In the meantime, Fantagraphics Books has favored us with a collection of a short-lived newspaper strip that Deitch created. Terr'ble Thompson only ran for about a year and I have to admit I'd never heard of it before. But it's enormous fun, and not just because it was an antecedent of the Tom Terrific shorts that debuted a few years later. Deitch was just as creative in one medium as he was in another.

I hereby suggest you click this link and order yourself a copy of Terr'ble Thompson. And if you're in a clicking mood, Fantagraphics has a nice freebee you can listen to right now. That's right: I said listen. The folks at Golden Records produced a 12-minute kids' record of Terr'ble Thompson starring none other than Art Carney.
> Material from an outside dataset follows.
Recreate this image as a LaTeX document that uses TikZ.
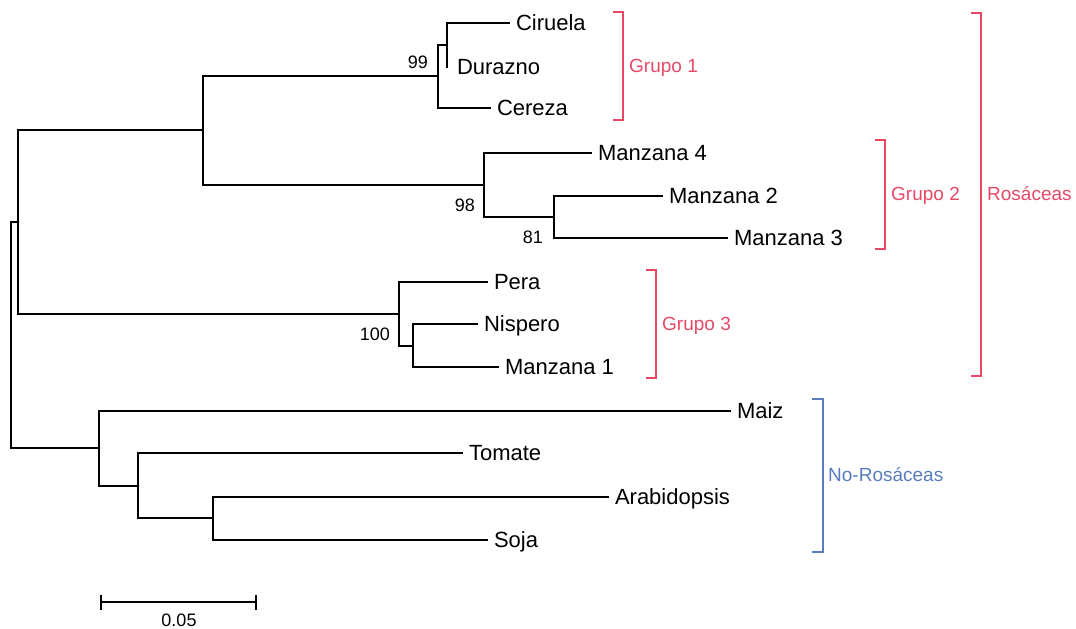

The record was never released but Deitch came across a copy of the tape in his files and it's been turned into an MP3. It's available for your listening pleasure on this page and so is a brief introduction that Deitch recently recorded, telling the tale of how the record came to be.

In his intro, Deitch says that the songs were written by two important Broadway composers, Marshall Barer and Alec Wilder. That's a bit of an exaggeration. At the time, Barer had only done one show that had reached Broadway. He was one of several composers who contributed to Once Over Lightly, a translation/parody of The Barber of Seville that ran a big six performances in 1942. That was the sum of his Broadway credentials in '55 when he penned the lyrics for Terr'ble Thompson. He later contributed to a couple of revues but his only real hit came when he wrote the lyrics for Once Upon a Mattress, which hit New York in 1959. Wilder's credits were even spottier. He also contributed to Once Over Lightly and then wrote incidental tunes for two non-musical plays which ran a total of 26 performances between them. But the two men did a nice job on the kids' record and it's well worth twelve minutes of your time. If you buy the book, read it while you listen.